* **DIRECTIONS**: Do not repeat pictures. Repeat exactly the lines of the listing below from its first line through the line with "import plotly.graph_objects as go".

* **RECORDS FOR THIS TASK**:
>> start
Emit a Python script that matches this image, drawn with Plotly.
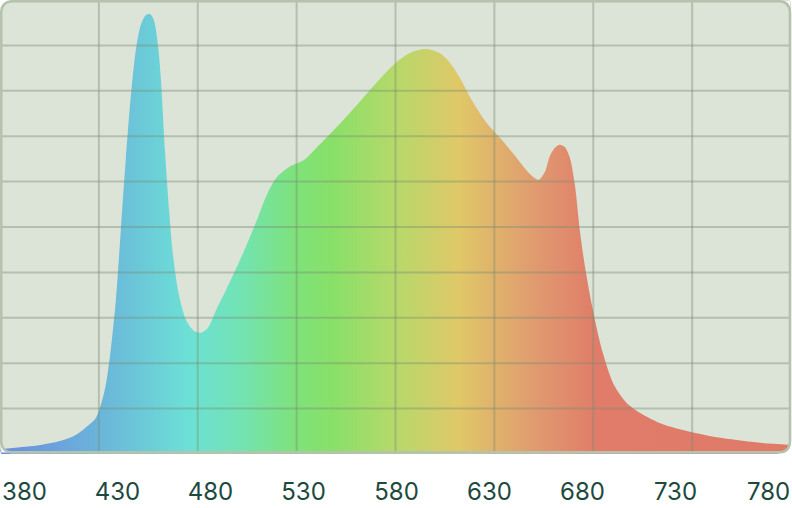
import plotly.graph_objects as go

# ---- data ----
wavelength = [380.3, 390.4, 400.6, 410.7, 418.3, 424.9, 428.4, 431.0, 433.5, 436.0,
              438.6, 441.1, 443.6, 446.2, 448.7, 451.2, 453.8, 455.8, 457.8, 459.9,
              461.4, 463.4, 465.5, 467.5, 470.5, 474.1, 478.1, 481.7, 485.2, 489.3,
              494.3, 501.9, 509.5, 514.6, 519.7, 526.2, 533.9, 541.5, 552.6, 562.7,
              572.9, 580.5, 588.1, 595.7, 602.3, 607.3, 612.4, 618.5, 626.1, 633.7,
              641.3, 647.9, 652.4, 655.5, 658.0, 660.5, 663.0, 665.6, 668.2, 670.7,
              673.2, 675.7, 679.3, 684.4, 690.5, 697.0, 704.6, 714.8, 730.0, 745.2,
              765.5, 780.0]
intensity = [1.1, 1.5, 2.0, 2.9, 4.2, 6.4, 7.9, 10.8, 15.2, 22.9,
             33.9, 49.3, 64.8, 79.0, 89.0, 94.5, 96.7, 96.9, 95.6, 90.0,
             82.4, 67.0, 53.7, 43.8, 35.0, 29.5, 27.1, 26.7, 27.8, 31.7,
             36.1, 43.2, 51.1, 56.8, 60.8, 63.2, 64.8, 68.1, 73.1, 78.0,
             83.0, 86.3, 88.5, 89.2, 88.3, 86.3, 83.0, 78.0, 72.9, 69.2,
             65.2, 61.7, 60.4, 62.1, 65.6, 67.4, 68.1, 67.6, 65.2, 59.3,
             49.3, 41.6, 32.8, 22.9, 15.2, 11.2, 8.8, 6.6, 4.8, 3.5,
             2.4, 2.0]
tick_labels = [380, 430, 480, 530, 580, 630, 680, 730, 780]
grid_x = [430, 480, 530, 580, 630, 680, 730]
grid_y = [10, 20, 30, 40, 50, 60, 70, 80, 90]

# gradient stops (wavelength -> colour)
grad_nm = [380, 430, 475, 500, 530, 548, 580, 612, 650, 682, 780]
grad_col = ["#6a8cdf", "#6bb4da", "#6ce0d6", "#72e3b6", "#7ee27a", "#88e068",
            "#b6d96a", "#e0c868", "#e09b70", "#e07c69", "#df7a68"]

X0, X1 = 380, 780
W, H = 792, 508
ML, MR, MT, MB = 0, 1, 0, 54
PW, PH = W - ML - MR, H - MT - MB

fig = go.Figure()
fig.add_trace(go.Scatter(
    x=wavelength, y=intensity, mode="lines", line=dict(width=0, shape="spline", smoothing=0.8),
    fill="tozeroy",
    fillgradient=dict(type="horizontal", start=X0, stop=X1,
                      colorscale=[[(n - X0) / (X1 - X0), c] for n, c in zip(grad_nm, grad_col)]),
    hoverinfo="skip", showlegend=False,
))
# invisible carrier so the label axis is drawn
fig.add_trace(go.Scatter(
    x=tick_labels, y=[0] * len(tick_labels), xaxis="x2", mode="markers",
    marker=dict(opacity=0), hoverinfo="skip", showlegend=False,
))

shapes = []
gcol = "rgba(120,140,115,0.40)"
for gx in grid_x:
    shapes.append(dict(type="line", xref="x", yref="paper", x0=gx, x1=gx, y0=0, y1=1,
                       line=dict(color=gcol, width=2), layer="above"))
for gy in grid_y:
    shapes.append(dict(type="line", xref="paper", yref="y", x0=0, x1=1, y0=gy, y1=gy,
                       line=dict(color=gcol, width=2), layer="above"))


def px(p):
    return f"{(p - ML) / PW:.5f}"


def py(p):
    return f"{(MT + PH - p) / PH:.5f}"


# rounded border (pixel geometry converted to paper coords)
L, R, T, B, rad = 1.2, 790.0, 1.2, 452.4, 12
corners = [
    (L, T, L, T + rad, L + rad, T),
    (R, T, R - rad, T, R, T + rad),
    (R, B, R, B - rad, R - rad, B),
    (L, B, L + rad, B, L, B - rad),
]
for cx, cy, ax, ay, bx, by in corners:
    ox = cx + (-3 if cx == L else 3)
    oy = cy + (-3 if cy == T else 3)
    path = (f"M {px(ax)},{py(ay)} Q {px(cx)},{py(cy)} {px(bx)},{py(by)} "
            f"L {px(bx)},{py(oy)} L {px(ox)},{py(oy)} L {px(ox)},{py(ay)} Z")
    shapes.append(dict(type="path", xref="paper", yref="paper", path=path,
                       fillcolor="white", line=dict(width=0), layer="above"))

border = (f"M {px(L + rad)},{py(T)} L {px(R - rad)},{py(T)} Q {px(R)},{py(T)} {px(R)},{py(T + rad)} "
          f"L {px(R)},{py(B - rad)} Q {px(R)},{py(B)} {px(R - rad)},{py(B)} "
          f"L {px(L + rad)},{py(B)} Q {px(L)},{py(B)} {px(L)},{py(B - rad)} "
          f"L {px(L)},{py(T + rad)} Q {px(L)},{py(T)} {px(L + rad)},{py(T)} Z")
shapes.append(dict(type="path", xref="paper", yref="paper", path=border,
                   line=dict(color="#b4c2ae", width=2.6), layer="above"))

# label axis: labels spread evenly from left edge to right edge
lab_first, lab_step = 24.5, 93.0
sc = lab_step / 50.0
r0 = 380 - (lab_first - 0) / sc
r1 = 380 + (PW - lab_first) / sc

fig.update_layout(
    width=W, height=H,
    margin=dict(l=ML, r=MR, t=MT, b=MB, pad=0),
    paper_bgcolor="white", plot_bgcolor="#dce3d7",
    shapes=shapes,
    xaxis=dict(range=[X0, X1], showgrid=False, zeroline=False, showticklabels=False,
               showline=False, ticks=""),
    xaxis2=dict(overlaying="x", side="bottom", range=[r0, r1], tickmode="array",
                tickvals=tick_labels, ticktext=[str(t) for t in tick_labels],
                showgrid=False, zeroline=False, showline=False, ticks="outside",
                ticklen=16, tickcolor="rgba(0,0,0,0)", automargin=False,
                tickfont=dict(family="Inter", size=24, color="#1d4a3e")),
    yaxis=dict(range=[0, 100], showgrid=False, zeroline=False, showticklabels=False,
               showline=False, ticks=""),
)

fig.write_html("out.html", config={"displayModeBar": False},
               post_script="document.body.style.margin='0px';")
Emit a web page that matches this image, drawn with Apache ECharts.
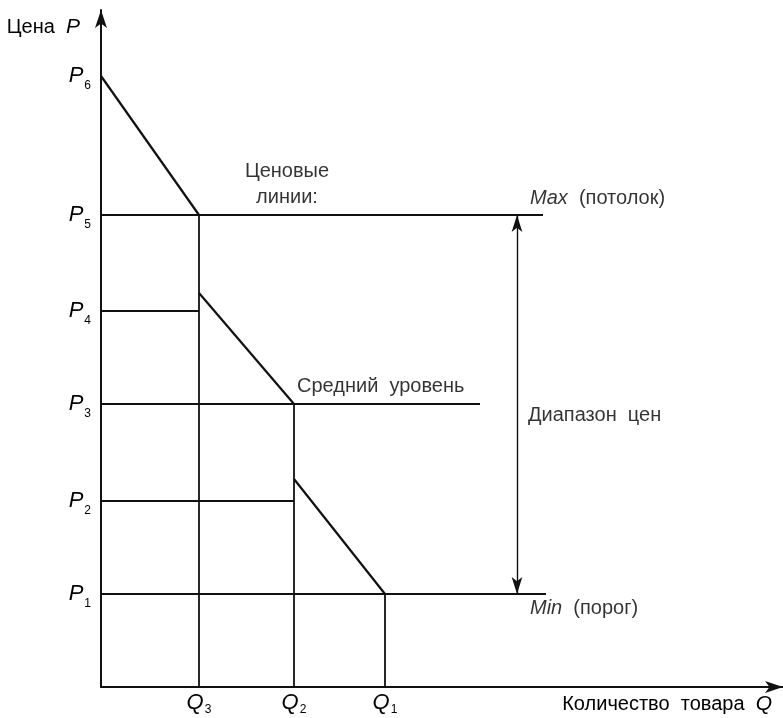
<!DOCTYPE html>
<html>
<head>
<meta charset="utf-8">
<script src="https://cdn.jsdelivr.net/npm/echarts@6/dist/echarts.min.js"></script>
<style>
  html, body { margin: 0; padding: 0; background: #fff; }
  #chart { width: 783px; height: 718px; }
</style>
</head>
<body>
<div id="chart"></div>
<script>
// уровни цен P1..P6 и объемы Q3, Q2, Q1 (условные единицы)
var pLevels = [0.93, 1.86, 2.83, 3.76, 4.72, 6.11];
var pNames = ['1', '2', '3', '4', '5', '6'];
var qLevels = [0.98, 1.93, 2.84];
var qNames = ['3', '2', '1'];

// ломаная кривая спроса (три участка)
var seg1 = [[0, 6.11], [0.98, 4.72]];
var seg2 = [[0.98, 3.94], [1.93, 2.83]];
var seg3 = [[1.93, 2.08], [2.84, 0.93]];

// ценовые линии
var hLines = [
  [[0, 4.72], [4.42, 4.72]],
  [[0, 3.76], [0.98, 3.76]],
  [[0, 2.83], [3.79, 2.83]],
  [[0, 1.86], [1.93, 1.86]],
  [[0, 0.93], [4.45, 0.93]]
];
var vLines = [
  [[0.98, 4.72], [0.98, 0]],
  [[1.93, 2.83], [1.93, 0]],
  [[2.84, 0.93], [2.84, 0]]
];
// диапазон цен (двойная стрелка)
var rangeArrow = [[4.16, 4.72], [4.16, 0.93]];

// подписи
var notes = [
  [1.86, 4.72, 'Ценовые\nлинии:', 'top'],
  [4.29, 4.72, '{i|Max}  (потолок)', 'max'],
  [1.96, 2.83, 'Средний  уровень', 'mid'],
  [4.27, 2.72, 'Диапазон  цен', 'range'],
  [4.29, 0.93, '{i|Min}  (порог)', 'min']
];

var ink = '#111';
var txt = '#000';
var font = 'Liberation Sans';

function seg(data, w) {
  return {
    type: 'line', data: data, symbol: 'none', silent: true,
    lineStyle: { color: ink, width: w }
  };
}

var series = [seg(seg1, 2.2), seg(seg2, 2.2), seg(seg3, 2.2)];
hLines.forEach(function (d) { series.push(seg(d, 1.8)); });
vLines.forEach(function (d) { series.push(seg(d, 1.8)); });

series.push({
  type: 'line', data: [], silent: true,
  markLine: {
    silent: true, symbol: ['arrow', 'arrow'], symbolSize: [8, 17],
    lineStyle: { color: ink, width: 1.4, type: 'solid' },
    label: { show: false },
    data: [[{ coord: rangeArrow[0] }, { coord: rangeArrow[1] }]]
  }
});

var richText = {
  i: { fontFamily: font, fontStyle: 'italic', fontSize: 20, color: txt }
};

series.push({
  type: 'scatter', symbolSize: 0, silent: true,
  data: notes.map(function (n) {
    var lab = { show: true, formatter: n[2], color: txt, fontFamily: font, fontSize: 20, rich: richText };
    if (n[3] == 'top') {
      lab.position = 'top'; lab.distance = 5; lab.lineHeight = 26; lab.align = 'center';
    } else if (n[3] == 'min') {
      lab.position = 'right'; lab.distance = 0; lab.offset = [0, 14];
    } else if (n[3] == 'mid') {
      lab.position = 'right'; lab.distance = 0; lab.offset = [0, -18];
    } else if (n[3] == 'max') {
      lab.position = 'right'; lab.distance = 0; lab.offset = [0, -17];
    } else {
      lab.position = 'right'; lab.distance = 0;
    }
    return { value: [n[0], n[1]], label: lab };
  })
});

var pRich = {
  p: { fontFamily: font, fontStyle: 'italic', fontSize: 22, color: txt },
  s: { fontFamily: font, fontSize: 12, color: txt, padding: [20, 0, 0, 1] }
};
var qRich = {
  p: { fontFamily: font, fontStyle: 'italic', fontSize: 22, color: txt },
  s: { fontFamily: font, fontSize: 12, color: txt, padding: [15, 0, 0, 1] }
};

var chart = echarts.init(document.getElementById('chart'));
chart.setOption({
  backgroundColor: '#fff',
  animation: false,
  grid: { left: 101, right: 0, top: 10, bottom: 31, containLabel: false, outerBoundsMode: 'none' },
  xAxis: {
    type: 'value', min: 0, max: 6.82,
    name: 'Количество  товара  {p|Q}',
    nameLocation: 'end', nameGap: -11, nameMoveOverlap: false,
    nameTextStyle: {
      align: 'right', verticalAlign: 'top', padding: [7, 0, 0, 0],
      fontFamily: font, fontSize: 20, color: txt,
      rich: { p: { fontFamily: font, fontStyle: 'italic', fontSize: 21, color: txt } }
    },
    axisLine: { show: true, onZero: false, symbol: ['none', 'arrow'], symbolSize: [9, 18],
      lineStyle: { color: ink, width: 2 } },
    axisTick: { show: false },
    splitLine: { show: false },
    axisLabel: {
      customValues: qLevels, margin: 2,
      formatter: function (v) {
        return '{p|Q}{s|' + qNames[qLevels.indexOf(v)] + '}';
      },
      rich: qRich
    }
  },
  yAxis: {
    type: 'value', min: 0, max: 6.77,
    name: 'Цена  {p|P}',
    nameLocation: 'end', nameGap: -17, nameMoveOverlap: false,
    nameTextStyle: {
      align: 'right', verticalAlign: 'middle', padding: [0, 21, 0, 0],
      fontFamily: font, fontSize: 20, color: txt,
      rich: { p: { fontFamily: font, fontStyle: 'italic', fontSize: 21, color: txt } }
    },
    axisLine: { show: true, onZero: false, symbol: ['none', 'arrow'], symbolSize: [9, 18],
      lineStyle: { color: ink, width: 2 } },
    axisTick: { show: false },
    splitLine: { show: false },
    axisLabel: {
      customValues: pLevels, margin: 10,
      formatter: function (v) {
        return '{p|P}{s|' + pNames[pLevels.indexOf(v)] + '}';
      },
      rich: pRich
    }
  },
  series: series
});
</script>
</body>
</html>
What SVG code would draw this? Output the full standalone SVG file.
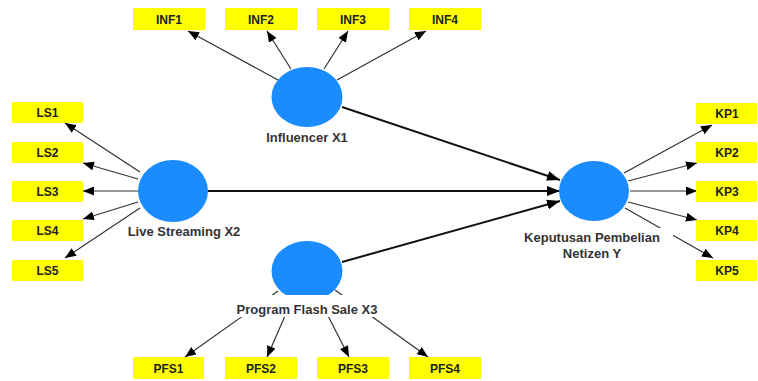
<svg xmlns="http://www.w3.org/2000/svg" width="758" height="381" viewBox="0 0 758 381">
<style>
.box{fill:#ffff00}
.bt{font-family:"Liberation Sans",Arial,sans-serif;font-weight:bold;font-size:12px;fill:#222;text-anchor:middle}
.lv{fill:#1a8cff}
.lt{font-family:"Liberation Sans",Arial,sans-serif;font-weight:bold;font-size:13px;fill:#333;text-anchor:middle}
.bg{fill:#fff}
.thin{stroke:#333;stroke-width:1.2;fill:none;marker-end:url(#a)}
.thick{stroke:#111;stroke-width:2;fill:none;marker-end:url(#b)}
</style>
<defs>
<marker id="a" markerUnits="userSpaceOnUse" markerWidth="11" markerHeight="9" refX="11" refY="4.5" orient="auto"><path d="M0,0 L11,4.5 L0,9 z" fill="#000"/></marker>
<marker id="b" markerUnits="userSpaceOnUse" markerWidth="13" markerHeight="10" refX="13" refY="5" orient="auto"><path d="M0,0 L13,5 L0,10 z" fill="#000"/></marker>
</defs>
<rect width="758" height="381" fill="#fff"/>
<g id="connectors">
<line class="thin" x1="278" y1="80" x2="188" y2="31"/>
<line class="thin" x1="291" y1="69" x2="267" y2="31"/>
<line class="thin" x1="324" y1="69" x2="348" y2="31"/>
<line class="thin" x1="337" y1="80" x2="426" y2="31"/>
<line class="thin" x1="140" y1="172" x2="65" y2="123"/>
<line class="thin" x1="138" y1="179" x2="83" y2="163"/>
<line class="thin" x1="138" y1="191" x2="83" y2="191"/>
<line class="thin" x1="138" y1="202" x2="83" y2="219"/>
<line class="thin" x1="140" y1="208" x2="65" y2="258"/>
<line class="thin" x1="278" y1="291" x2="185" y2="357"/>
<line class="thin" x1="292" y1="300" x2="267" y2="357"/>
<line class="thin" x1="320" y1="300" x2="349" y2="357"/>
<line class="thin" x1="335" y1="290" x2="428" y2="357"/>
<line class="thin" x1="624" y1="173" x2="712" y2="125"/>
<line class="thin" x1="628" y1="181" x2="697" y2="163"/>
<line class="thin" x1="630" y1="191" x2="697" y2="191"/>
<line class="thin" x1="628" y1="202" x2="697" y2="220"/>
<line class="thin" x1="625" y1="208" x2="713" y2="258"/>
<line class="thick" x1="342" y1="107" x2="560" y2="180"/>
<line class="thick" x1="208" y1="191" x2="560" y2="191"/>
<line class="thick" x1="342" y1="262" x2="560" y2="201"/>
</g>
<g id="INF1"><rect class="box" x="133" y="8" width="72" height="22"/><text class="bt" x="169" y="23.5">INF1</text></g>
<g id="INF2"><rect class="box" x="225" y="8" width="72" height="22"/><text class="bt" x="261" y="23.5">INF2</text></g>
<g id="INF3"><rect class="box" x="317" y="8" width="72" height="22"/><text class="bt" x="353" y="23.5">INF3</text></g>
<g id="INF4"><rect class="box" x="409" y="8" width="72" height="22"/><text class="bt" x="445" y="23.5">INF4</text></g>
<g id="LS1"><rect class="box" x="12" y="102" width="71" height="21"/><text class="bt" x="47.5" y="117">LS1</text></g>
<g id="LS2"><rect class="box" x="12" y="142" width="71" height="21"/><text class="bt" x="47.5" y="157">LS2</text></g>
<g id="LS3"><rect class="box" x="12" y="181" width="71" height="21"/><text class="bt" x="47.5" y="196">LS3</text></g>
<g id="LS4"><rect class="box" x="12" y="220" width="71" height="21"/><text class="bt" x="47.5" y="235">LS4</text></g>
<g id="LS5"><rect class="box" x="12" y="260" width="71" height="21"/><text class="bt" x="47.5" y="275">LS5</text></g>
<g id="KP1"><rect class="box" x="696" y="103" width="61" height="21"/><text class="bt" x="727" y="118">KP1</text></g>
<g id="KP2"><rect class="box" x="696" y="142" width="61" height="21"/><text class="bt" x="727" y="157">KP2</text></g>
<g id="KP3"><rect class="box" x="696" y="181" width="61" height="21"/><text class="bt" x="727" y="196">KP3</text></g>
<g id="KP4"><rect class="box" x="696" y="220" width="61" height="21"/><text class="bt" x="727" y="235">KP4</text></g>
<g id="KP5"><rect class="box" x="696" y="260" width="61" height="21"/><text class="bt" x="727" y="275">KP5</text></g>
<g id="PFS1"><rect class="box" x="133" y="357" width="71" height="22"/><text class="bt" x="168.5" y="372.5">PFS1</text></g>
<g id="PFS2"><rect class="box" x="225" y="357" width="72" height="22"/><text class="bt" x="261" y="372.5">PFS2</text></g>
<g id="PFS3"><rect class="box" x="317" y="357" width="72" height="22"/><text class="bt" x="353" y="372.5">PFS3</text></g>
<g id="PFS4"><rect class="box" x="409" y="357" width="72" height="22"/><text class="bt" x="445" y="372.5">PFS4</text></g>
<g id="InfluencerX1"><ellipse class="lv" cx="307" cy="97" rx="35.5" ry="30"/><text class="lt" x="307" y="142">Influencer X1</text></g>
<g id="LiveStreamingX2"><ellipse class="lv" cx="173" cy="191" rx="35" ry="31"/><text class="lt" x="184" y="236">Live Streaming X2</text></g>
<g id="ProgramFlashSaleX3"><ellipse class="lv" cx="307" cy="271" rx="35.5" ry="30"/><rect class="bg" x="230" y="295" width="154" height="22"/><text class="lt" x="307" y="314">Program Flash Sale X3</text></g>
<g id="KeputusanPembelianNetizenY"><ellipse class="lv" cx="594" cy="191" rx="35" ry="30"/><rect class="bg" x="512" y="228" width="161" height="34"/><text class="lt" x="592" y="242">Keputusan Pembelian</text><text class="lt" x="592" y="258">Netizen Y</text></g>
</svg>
>> end
* **RESPONSE FOR THIS EXERCISE**:
Emit a Python script that matches this image, drawn with Plotly.
import plotly.graph_objects as go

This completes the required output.